Essa relação de complementaridade não precisa integrar, necessariamente, um ideal humanístico para ser natural. Nesse sentido, o predador que consome a sua presa, na ação natural de preservar a própria vida, não comete nenhum ato antinatural. É uma interação útil e necessária no processo da vida que se desenvolve. Não existe um conflito na luta que se observa entre o leão e o antílope, ou entre a pomba e o gavião, mas sim, um esforço da natureza, onde a supressão de um pelo outro feito é um evento natural e necessário á conformidade do processo.
É diferente da luta que se trava meramente pela supremacia ambiciosa e arrogante, que ultrapassa os limites da necessidade de sobrevivência e aperfeiçoamento da espécie. A natureza inventou a luta pelo aperfeiçoamento da espécie, a arrogância e a estupidez humana inventaram o conflito e a guerra. E principalmente a ideia da existência de raças e graus de supremacia entre elas.
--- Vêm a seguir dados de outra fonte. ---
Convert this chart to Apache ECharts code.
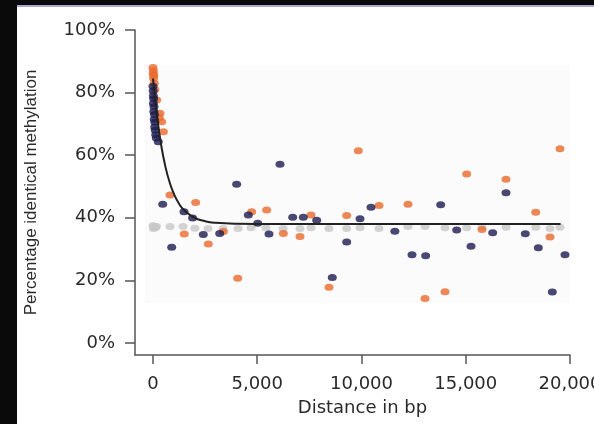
<!DOCTYPE html>
<html>
<head>
<meta charset="utf-8">
<script src="https://cdn.jsdelivr.net/npm/echarts@6.0.0/dist/echarts.min.js"></script>
<style>
html,body{margin:0;padding:0;background:#fff;}
#chart{width:594px;height:424px;}
</style>
</head>
<body>
<div id="chart"></div>
<script>
// ---- data ----
const xTicks = [0, 5000, 10000, 15000, 20000];
const yTicks = [0, 20, 40, 60, 80, 100];

// orange series [distance bp, % identical]
const orangePoints = [
  [0,88],[20,87],[10,86],[40,85.5],[30,84.5],[60,83],[90,81],[177,77.6],[335,73.4],[300,72],[417,70.7],[500,67.5],
  [815,47.3],[1500,34.8],[2046,44.9],[2653,31.6],[3373,35.6],[4062,20.7],[4733,41.9],[5452,42.5],
  [6251,35.0],[7050,34.0],[7578,40.9],[8441,17.8],[9290,40.7],[9847,61.4],[10840,43.9],[12230,44.3],
  [13046,14.2],[14005,16.4],[15045,54.0],[15779,36.3],[16931,52.3],[18355,41.8],[19041,33.9],[19520,62.1]
];
// navy series
const navyPoints = [
  [0,82],[10,80.5],[20,79],[30,78],[20,76.5],[50,75.5],[40,74],[70,73],[60,71.5],[90,70.5],[80,69],
  [110,68],[130,66.5],[160,65.5],[254,64.3],
  [465,44.3],[897,30.6],[1487,41.9],[1900,39.9],[2413,34.7],[3200,35.0],[4013,50.7],[4573,40.9],
  [5022,38.3],[5564,34.8],[6091,57.1],[6700,40.2],[7209,40.2],[7851,39.2],[8600,20.9],[9290,32.3],
  [9928,39.7],[10456,43.4],[11600,35.7],[12422,28.2],[13078,27.9],[13798,44.2],[14566,36.1],
  [15252,30.9],[16292,35.2],[16931,48.0],[17856,34.9],[18480,30.4],[19151,16.3],[19760,28.2]
];
// gray (control) series
const grayPoints = [
  [0,37.5],[40,37.0],[80,37.3],[120,36.8],[20,36.6],[160,37.2],
  [815,37.2],[1440,37.2],[2010,36.7],[2640,36.6],[3360,36.6],[4080,36.6],[4700,36.8],[5420,36.8],
  [6240,36.6],[7050,36.6],[7580,36.8],[8440,36.6],[9290,36.6],[9930,36.8],[10840,36.6],[12230,37.2],
  [13046,37.2],[14005,36.8],[15045,36.8],[15779,37.0],[16931,37.0],[18355,37.0],[19041,36.6],[19520,37.0]
];
// fitted decay curve
const fitX = [0, 200, 400, 600, 800, 1000, 1250, 1500, 2000, 2500, 3000, 4000, 6000, 10000, 15000, 19550];
const fitY = [84.5, 72.0, 62.9, 56.2, 51.3, 47.7, 44.5, 42.4, 40.0, 38.9, 38.4, 38.1, 38.0, 38.0, 38.0, 38.0];

const fitLine = fitX.map((x, i) => [x, fitY[i]]);

const chart = echarts.init(document.getElementById('chart'), null, {renderer: 'canvas'});
const axisColor = '#555';
const textColor = '#2a2a2a';
const fmtNum = v => String(v).replace(/\B(?=(\d{3})+(?!\d))/g, ',');

chart.setOption({
  animation: false,
  backgroundColor: '#fff',
  graphic: [
    {type: 'rect', z: -10, shape: {x: 145, y: 65, width: 425, height: 238}, style: {fill: '#fbfbfb'}},
    {type: 'rect', z: 100, shape: {x: 0, y: 0, width: 17, height: 424}, style: {fill: '#0a0a0a'}},
    {type: 'rect', z: 100, shape: {x: 17, y: 0, width: 577, height: 5}, style: {fill: '#0a0a0a'}},
    {type: 'rect', z: 100, shape: {x: 17, y: 5, width: 577, height: 2}, style: {fill: '#a9a9cf'}}
  ],
  grid: {left: 135, right: 24, top: 30, bottom: 69, containLabel: false, outerBoundsMode: 'none'},
  xAxis: {
    type: 'value', min: -863, max: 20000,
    name: 'Distance in bp', nameLocation: 'middle', nameGap: 44,
    nameTextStyle: {fontFamily: 'DejaVu Sans', fontSize: 18, color: textColor, padding: [0, 0, 0, 20]},
    axisLine: {show: true, onZero: false, lineStyle: {color: axisColor, width: 1.5}},
    axisTick: {show: true, length: 9, customValues: xTicks, lineStyle: {color: axisColor, width: 1.5}},
    axisLabel: {customValues: xTicks, margin: 20, fontFamily: 'DejaVu Sans', fontSize: 18, color: textColor, formatter: v => fmtNum(v), hideOverlap: false},
    splitLine: {show: false}
  },
  yAxis: {
    type: 'value', min: -3.83, max: 100,
    name: 'Percentage identical methylation', nameLocation: 'middle', nameGap: 95,
    nameTextStyle: {fontFamily: 'Liberation Sans', fontSize: 17, color: textColor},
    axisLine: {show: true, onZero: false, lineStyle: {color: axisColor, width: 1.5}},
    axisTick: {show: true, length: 10, customValues: yTicks, lineStyle: {color: axisColor, width: 1.5}},
    axisLabel: {customValues: yTicks, margin: 20, fontFamily: 'DejaVu Sans', fontSize: 18, color: textColor, formatter: v => v + '%'},
    splitLine: {show: false}
  },
  series: [
    {type: 'scatter', data: grayPoints, symbol: 'circle', symbolSize: [9, 7], itemStyle: {color: '#c8c8c8'}, z: 2},
    {type: 'scatter', data: orangePoints, symbol: 'circle', symbolSize: [9, 7], itemStyle: {color: '#ea6a2c'}, z: 3},
    {type: 'scatter', data: navyPoints, symbol: 'circle', symbolSize: [9, 7], itemStyle: {color: '#1c1b50'}, z: 4},
    {type: 'line', data: fitLine, smooth: true, showSymbol: false, symbol: 'none', lineStyle: {color: '#222', width: 2}, z: 5}
  ]
});
</script>
</body>
</html>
A energia resultante de uma interação entre dois elementos se mede pelo grau de transformação que ocorre em cada um dos elementos envolvidos nesse processo. Esse resultado é também a medida da evolução individual de cada um. A energia que transmitimos uns aos outros, a energia que transmitimos às coisas com as quais interagimos, a energia que recebemos das pessoas e das coisas, eis o motor de todas as transformações. E a potencialidade do quanto "somos" em cada momento da nossa vida é o resultado desse processo. Por isso não há raças superiores nem inferiores, mas apenas pessoas em diferentes processos de interação, com diferentes resultados em seus ambientes e estruturas físicas ou sociais.
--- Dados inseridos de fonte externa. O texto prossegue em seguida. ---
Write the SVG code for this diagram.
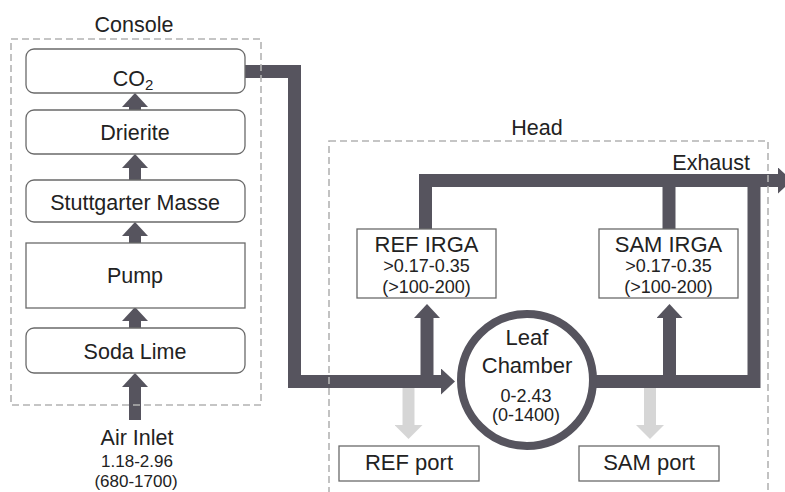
<svg xmlns="http://www.w3.org/2000/svg" width="785" height="492" viewBox="0 0 785 492">
<defs>
<style>
.box{fill:#fff;stroke:#6a6a6a;stroke-width:1.3}
.dash{fill:none;stroke:#b3b3b3;stroke-width:1.6;stroke-dasharray:7 4}
.pipe{fill:none;stroke:#56545e;stroke-width:13;stroke-linejoin:miter;stroke-linecap:butt}
.up{fill:none;stroke:#56545e;stroke-width:12}
.grey{fill:none;stroke:#d6d6d6;stroke-width:12}
text{font-family:"Liberation Sans",Arial,sans-serif;fill:#222;text-anchor:middle}
.lbl{font-size:21.5px}
.big{font-size:22px}
.num{font-size:18px}
</style>
<marker id="ah" markerUnits="userSpaceOnUse" viewBox="0 0 14 26" markerWidth="14" markerHeight="26" refX="0" refY="13" orient="auto">
<path d="M0,0 L14,13 L0,26 Z" fill="#56545e"/>
</marker>
<marker id="ahg" markerUnits="userSpaceOnUse" viewBox="0 0 14 28" markerWidth="14" markerHeight="28" refX="0" refY="14" orient="auto">
<path d="M0,0 L14,14 L0,28 Z" fill="#d6d6d6"/>
</marker>
</defs>

<g id="connectors">
<path class="up" d="M135,420 V387" marker-end="url(#ah)"/>
<path class="up" d="M135,328 V321" marker-end="url(#ah)"/>
<path class="up" d="M135,243 V236" marker-end="url(#ah)"/>
<path class="up" d="M135,180 V168" marker-end="url(#ah)"/>
<path class="up" d="M135,110 V107" marker-end="url(#ah)"/>
<path class="pipe" d="M245,71.5 H294.5 V381.5 H441" marker-end="url(#ah)"/>
<path class="pipe" d="M427,382 V318" marker-end="url(#ah)"/>
<path class="pipe" d="M425.5,229 V180.5 H778" marker-end="url(#ah)"/>
<path class="pipe" d="M669,229 V181"/>
<path class="pipe" d="M594,381.5 H754 V181"/>
<path class="pipe" d="M669.5,382 V318" marker-end="url(#ah)"/>
<path class="grey" d="M408.5,388 V425" marker-end="url(#ahg)"/>
<path class="grey" d="M650,388 V425" marker-end="url(#ahg)"/>
</g>

<g id="console">
<rect class="dash" x="11" y="39" width="250" height="366"/>
<text class="lbl" x="134" y="32">Console</text>
</g>
<g id="head">
<rect class="dash" x="329" y="141" width="439" height="370"/>
<text class="lbl" x="537" y="135">Head</text>
</g>

<g id="co2">
<rect class="box" x="26" y="49" width="219" height="44" rx="8"/>
<text class="lbl" x="133" y="86">CO<tspan font-size="15" dy="4">2</tspan></text>
</g>
<g id="drierite">
<rect class="box" x="26" y="110" width="219" height="44" rx="8"/>
<text class="lbl" x="135" y="140">Drierite</text>
</g>
<g id="stuttgarter">
<rect class="box" x="26" y="180" width="219" height="42" rx="8"/>
<text class="lbl" x="135" y="210">Stuttgarter Masse</text>
</g>
<g id="pump">
<rect class="box" x="26" y="243" width="219" height="65"/>
<text class="lbl" x="135" y="283">Pump</text>
</g>
<g id="sodalime">
<rect class="box" x="26" y="328" width="219" height="45" rx="8"/>
<text class="lbl" x="135" y="359">Soda Lime</text>
</g>
<g id="airinlet">
<text class="lbl" x="137" y="445">Air Inlet</text>
<text x="137" y="467" font-size="17">1.18-2.96</text>
<text x="136" y="487" font-size="17">(680-1700)</text>
</g>

<g id="refirga">
<rect class="box" x="357" y="229" width="139" height="69"/>
<text class="big" x="426.5" y="252">REF IRGA</text>
<text class="num" x="426.5" y="272">&gt;0.17-0.35</text>
<text class="num" x="426.5" y="293">(&gt;100-200)</text>
</g>
<g id="samirga">
<rect class="box" x="599" y="229" width="139" height="69"/>
<text class="big" x="668.5" y="252">SAM IRGA</text>
<text class="num" x="668.5" y="272">&gt;0.17-0.35</text>
<text class="num" x="668.5" y="293">(&gt;100-200)</text>
</g>
<g id="leafchamber">
<circle cx="527" cy="380" r="66" fill="#fff" stroke="#56545e" stroke-width="8"/>
<text class="big" x="527" y="345">Leaf</text>
<text class="big" x="527" y="373">Chamber</text>
<text class="num" x="526" y="402">0-2.43</text>
<text class="num" x="526" y="421">(0-1400)</text>
</g>
<g id="refport">
<rect class="box" x="339" y="446" width="140" height="35"/>
<text class="big" x="409" y="470">REF port</text>
</g>
<g id="samport">
<rect class="box" x="579" y="446" width="140" height="35"/>
<text class="big" x="649" y="470">SAM port</text>
</g>
<g id="exhaust">
<text class="lbl" x="750" y="170" style="text-anchor:end">Exhaust</text>
</g>
</svg>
Quando me relaciono com uma pessoa, ela se modifica em consequência da informação que recebe de mim. Da mesma forma, sou modificado pela informação que dela recebo. Informação é energia e nós somos produtos de relações e de relações entre relações. Por isso nada pode ser descartado como inútil ou inferior. E nenhum argumento justifica a exclusão, seja do que for, que a natureza um dia produziu. No desenho do universo que Deus projetou, a falta do mais insignificante elemento implica em torná-lo incompleto. E torná-lo incompleto é mutilá-lo. E tudo que é mutilado é feio. É pura aberração.
Não existe ideia mais aberrante do que o racismo. O que faz do racista uma verdadeira aberração num mundo onde todos são partes e todas as partes são essenciais ao todo.
[1] Quem quiser ter uma idéia melhor desse processo pode ler o maravilhoso conto de Jorge Luis Borges, chamado “O Aleph”. Aleph é a primeira letra do alfabeto hebraico e no simbolismo da Cabala significa Deus em sua primeira manifestação no mundo da existência positiva. No conto de Borges, o Aleph é como se fosse um átomo do universo que contém todas as suas propriedades, as quais podem ser contempladas ao mesmo tempo. Na física moderna o conceito análogo que mais se aproxima desse fenômeno é o chamado bóson de Higgs, chamado pelos cientistas de “partícula Deus”.